Teruel Existe’s success has inspired parties like Soria ¡Ya! (Soria Now), which has sprung up to promote the rights of Spain’s least-populated province. Party leader Ángel Ceña said that local communities across Spain had understood that political representation was key to “obtaining the essential things we need to survive.”

“There are parts of Soria where you can’t even get a television signal, so you can imagine how it is with the internet: It hasn’t even made it to some towns,” he said. “Today, a high-speed connection is as essential to citizens as electricity and running water was in the 1960s … It’s shameful that it continues to be inaccessible in this region.”

Pablo Simón, a political scientist at Madrid’s Carlos III university, said that Spain’s polarized political landscape made it a good moment to be a regional party.

“Spain is fragmented right now: There is no single right, there is no single left, and that volatile context in which absolute majorities don’t exist means that smaller parties can gain unprecedented relevance,” he said.

27-year-old economist Diego Lozar is expected to be elected to parliament on Sunday | Photo by Aitor Hernández-Morales/POLITICO

Simón added that Spain’s electoral laws meant that thresholds for securing seats in the national parliament were relatively low in less populated parts of the country.

“In Madrid, a party needs around 100,000 votes to secure a seat in parliament, but in a place like Soria you can get by with around 18,000 votes; if Soria ¡Ya! performs as well as it did in the regional elections, it will make it in.”

Given the tightness of the election, regional parties could hold the key to the next Spanish government. 

Currently, there’s virtually no scenario in which Sánchez can govern without their support.

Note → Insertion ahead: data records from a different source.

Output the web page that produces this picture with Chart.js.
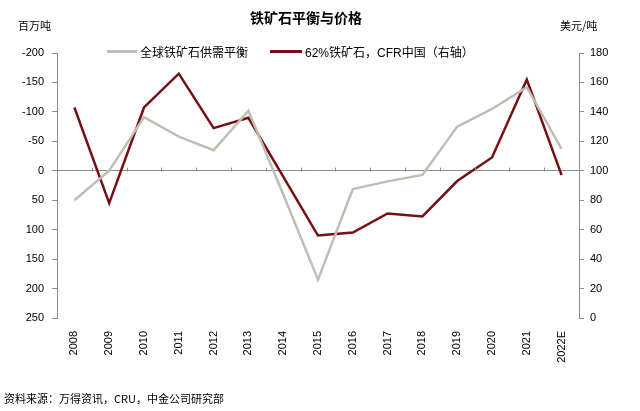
<!DOCTYPE html>
<html>
<head>
<meta charset="utf-8">
<script src="https://cdn.jsdelivr.net/npm/chart.js@4"></script>
<style>
  body { margin: 0; background: #fff; }
  #wrap { position: relative; width: 640px; height: 411px; font-family: "Liberation Sans", Arial, "Noto Sans CJK SC", sans-serif; color: #000; }
  #wrap canvas { position: absolute; left: 0; top: 0; }
  .txt { position: absolute; white-space: nowrap; }
  #title { left: 250px; top: 7px; font-size: 14px; font-weight: bold; font-family: "Noto Sans CJK SC", sans-serif; }
  #unitL { left: 18px; top: 17px; font-size: 11px; font-family: "Noto Sans CJK SC", sans-serif; }
  #unitR { left: 560px; top: 17px; font-size: 11px; font-family: "Noto Sans CJK SC", sans-serif; }
  .leg { position: absolute; top: 43px; font-size: 12px; display: flex; align-items: center; font-family: "Liberation Sans", Arial, "Noto Sans CJK SC", sans-serif; }
  .sw { display: inline-block; height: 3px; margin-right: 3px; }
  #source { left: 4px; top: 390px; font-size: 11px; font-family: "Noto Sans CJK SC", sans-serif; }
</style>
</head>
<body>
<div id="wrap">
  <canvas id="c" width="640" height="411"></canvas>
  <div class="txt" id="title">铁矿石平衡与价格</div>
  <div class="txt" id="unitL">百万吨</div>
  <div class="txt" id="unitR">美元/吨</div>
  <div class="leg" style="left:107px"><span class="sw" style="width:30px;background:#bfbeb2"></span>全球铁矿石供需平衡</div>
  <div class="leg" style="left:270px"><span class="sw" style="width:32px;background:#760f14"></span>62%铁矿石，CFR中国（右轴）</div>
  <div class="txt" id="source">资料来源：万得资讯，CRU，中金公司研究部</div>
</div>
<script>
  // categories
  const years = ["2008", "2009", "2010", "2011", "2012", "2013", "2014", "2015",
    "2016", "2017", "2018", "2019", "2020", "2021", "2022E"];
  // global iron ore supply-demand balance, Mt (left axis, reversed)
  const balance = [50, 0, -91, -58, -35, -102, 40, 185, 31, 18, 7, -75, -105, -142, -37];
  // 62% Fe fines, CFR China, USD/t (right axis)
  const price = [143, 78, 143, 166, 129, 136, 96, 56, 58, 71, 69, 93, 109, 162, 97];

  const leftTicks = { min: -200, max: 250, step: 50 };
  const rightTicks = { min: 0, max: 180, step: 20 };

  const AXIS = "#8c8c8c";

  // small upward tick marks on the zero line at category boundaries
  const zeroTicks = {
    id: "zeroTicks",
    afterDatasetsDraw(chart) {
      const x = chart.scales.x, y = chart.scales.y;
      const ctx = chart.ctx;
      const y0 = Math.round(y.getPixelForValue(0)) + 0.5;
      const half = (x.getPixelForValue(1) - x.getPixelForValue(0)) / 2;
      ctx.save();
      ctx.strokeStyle = AXIS;
      ctx.lineWidth = 1;
      ctx.beginPath();
      for (let i = 1; i < years.length; i++) {
        const px = Math.round(x.getPixelForValue(i) - half) + 0.5;
        ctx.moveTo(px, y0);
        ctx.lineTo(px, y0 - 4);
      }
      ctx.stroke();
      ctx.restore();
    },
  };

  new Chart(document.getElementById("c"), {
    type: "line",
    data: {
      labels: years,
      datasets: [
        {
          label: "全球铁矿石供需平衡",
          data: balance,
          yAxisID: "y",
          borderColor: "#bfbeb2",
          borderWidth: 2.5,
          pointRadius: 0,
          tension: 0,
        },
        {
          label: "62%铁矿石，CFR中国（右轴）",
          data: price,
          yAxisID: "y1",
          borderColor: "#760f14",
          borderWidth: 2.5,
          pointRadius: 0,
          tension: 0,
        },
      ],
    },
    options: {
      responsive: false,
      animation: false,
      layout: { padding: { top: 53, left: 0, right: 0, bottom: 0 } },
      plugins: { legend: { display: false }, tooltip: { enabled: false } },
      scales: {
        x: {
          offset: true,
          grid: { display: false },
          border: { display: false },
          ticks: {
            minRotation: 90,
            maxRotation: 90,
            padding: 5,
            color: "#000",
            font: { family: "'Liberation Sans', Arial, sans-serif", size: 11 },
          },
          afterFit: (s) => { s.height = 93; },
        },
        y: {
          position: "left",
          reverse: true,
          min: leftTicks.min,
          max: leftTicks.max,
          ticks: {
            stepSize: leftTicks.step,
            padding: 8,
            color: "#000",
            font: { family: "'Liberation Sans', Arial, sans-serif", size: 11 },
          },
          grid: {
            drawOnChartArea: true,
            color: (c) => (c.tick && c.tick.value === 0 ? AXIS : "rgba(0,0,0,0)"),
            tickColor: AXIS,
            tickLength: 5,
          },
          border: { display: true, color: AXIS },
          afterFit: (s) => { s.width = 57; },
        },
        y1: {
          position: "right",
          min: rightTicks.min,
          max: rightTicks.max,
          ticks: {
            stepSize: rightTicks.step,
            padding: 6,
            color: "#000",
            font: { family: "'Liberation Sans', Arial, sans-serif", size: 11 },
          },
          grid: { drawOnChartArea: false, tickColor: AXIS, tickLength: 5 },
          border: { display: true, color: AXIS },
          afterFit: (s) => { s.width = 61; },
        },
      },
    },
    plugins: [zeroTicks],
  });
</script>
</body>
</html>
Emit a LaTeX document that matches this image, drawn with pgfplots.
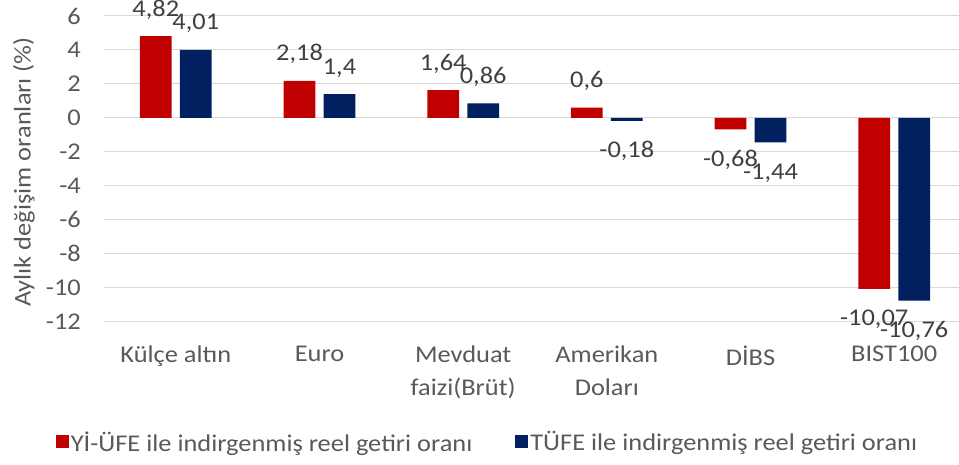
\documentclass[border=0pt]{standalone}
\usepackage{fontspec}
\setmainfont{Carlito}[FakeStretch=1.1]
\usepackage{pgfplots}
\pgfplotsset{compat=1.18}
\definecolor{cred}{HTML}{C00000}
\definecolor{cnavy}{HTML}{002060}
\definecolor{ctext}{HTML}{595959}
\definecolor{clab}{HTML}{404040}
\definecolor{cgrid}{HTML}{D9D9D9}
\pgfplotsset{
  poslab/.style={every node near coord/.append style={font=\fontsize{24}{28}\selectfont, text=clab, inner sep=0pt, anchor=base, yshift=20pt}},
  neglab/.style={every node near coord/.append style={font=\fontsize{24}{28}\selectfont, text=clab, inner sep=0pt, anchor=base, yshift=-37pt}},
}
\begin{document}
\begin{tikzpicture}
\useasboundingbox (0pt,0pt) rectangle (959pt,464pt);
\begin{axis}[
  at={(104pt,142.3pt)}, anchor=south west,
  scale only axis, width=862pt, height=305.7pt,
  xmin=-0.5, xmax=5.5, ymin=-12, ymax=6,
  enlargelimits=false, clip=false,
  ybar, bar width=31.8pt,
  axis line style={draw=none},
  major tick length=0pt,
  ymajorgrids, grid style={cgrid, line width=1pt},
  xtick={0,1,2,3,4,5},
  xticklabels={Külçe altın, Euro, {Mevduat\\faizi(Brüt)}, {Amerikan\\Doları}, DİBS, BIST100},
  xticklabel style={font=\fontsize{24}{33}\selectfont, text=ctext, align=center, anchor=north, inner sep=0pt, yshift=-24pt},
  ytick={-12,-10,-8,-6,-4,-2,0,2,4,6},
  yticklabels={-12,-10,-8,-6,-4,-2,0,2,4,6},
  yticklabel style={font=\fontsize{24}{28}\selectfont, text=ctext, anchor=east, inner sep=0pt, xshift=-23pt},
  ylabel={Aylık değişim oranları (\%)},
  ylabel style={at={(axis description cs:-0.093,0.4897)}, anchor=center, font=\fontsize{24}{28}\selectfont, text=ctext},
  point meta=explicit symbolic,
  nodes near coords,
  legend style={at={(axis description cs:0.4449,-0.3935)}, anchor=center, draw=none, fill=none, font=\fontsize{24}{28}\selectfont, text=ctext, legend columns=2, /tikz/every even column/.append style={column sep=41pt}, inner sep=0pt, nodes={inner xsep=2pt, inner ysep=0pt}},
  legend cell align=left,
]
% positive values
\addplot[fill=cred, draw=none, bar shift=-20pt, poslab,
  legend image code/.code={\fill[cred] (0pt,-6.5pt) rectangle (13pt,6.5pt);}]
 coordinates {(0,4.82) [4,82] (1,2.18) [2,18] (2,1.64) [1,64] (3,0.6) [0,6]};
\addlegendentry{Yİ-ÜFE ile indirgenmiş reel getiri oranı}
\addplot[fill=cnavy, draw=none, bar shift=20pt, poslab,
  legend image code/.code={\fill[cnavy] (0pt,-6.5pt) rectangle (13pt,6.5pt);}]
 coordinates {(0,4.01) [4,01] (1,1.4) [1,4] (2,0.86) [0,86]};
\addlegendentry{TÜFE ile indirgenmiş reel getiri oranı}
% negative values
\addplot[fill=cred, draw=none, bar shift=-20pt, neglab, forget plot]
 coordinates {(4,-0.68) [-0,68] (5,-10.07) [-10,07]};
\addplot[fill=cnavy, draw=none, bar shift=20pt, neglab, forget plot]
 coordinates {(3,-0.18) [-0,18] (4,-1.44) [-1,44] (5,-10.76) [-10,76]};
\end{axis}
\end{tikzpicture}
\end{document}
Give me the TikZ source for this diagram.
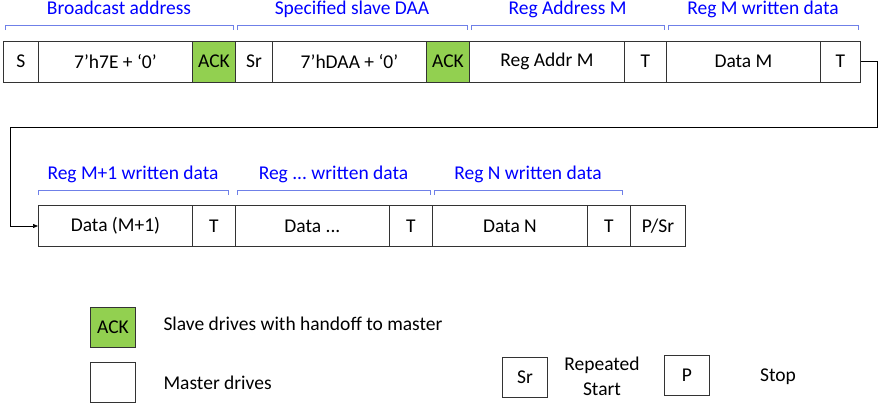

Meanwhile, if the Popular Party wins enough seats in parliament, smaller parties could help it secure a minority government without having to rely on the far-right Vox party.

If that proves to be impossible, however, Teruel Existe’s Guitarte said that a hypothetical Popular Party-Vox coalition would never have his support.

“Vox is against everything we stand for: It defends a centralized state, wants to eliminate regional governments, pretends to support farmers but then supports deviating rivers to funnel water from the interior elsewhere,” he said. “Moreover, the party’s approach to gender-based violence and other issues is completely incompatible with us.”

“We stand for freedom, democracy and plurality; the bare minimum for making a deal with us is respecting those values,” he added.